Although the following observation was made with respect to another topic, I think it is appropriate to the present debate.
It may sometimes be expedient for a man to heat the stove with his furniture. But if he does, he should know what the remoter effects will be. He should not delude himself by believing that he has discovered a wonderful new method of heating his premises. (Ludwig von Mises, Human Action, Henry Regenery Company, 1963, p. 654).
Note: The idea of man-made global warming is losing its appeal. More and more scientists are coming out against it. For example, Dr. John S. Theon, formerly of the Institute for Global Environmental Strategies, Arlington, publicly announced that he is a sceptic. He also stated that Hansen (a noted global warming fanatic) had "embarrassed NASA" with his alarmist claims and that he "was never muzzled". Theon is now one of many and their numbers are growing.
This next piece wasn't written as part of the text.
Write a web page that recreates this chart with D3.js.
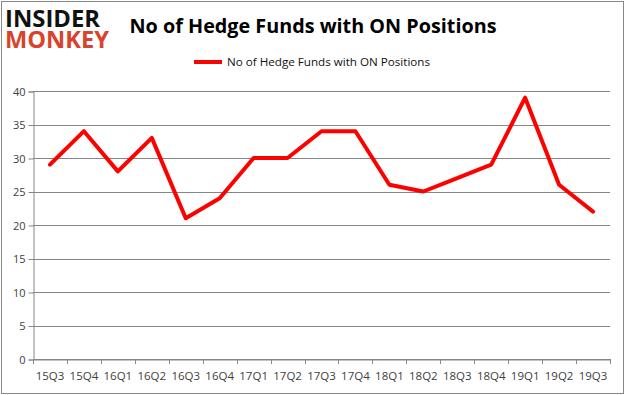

1. It is impossible to have a pure consumption tax. All consumption taxes resolve themselves into income taxes and must therefore have an effect on savings and investment.
2. In the last couple of days, Melbourne has suffered blackouts because demand exceeded capacity. For this we can thank the Labor Government and the half-witted Liberal Party.
4. "Even the lower target of a 10 per cent cut would push the price of carbon emissions to levels that would close down 15 per cent of the nation's electricity generating capacity on the east coast and require $33billion in new investment in replacement clean energy generation, such as wind, solar, combined cycle gas turbine and geothermal power". (Lenore Taylor, Power plants in danger from emissions trading scheme, The Australian, 25 July 2008).
In my opinion the costs have still been greatly underestimated.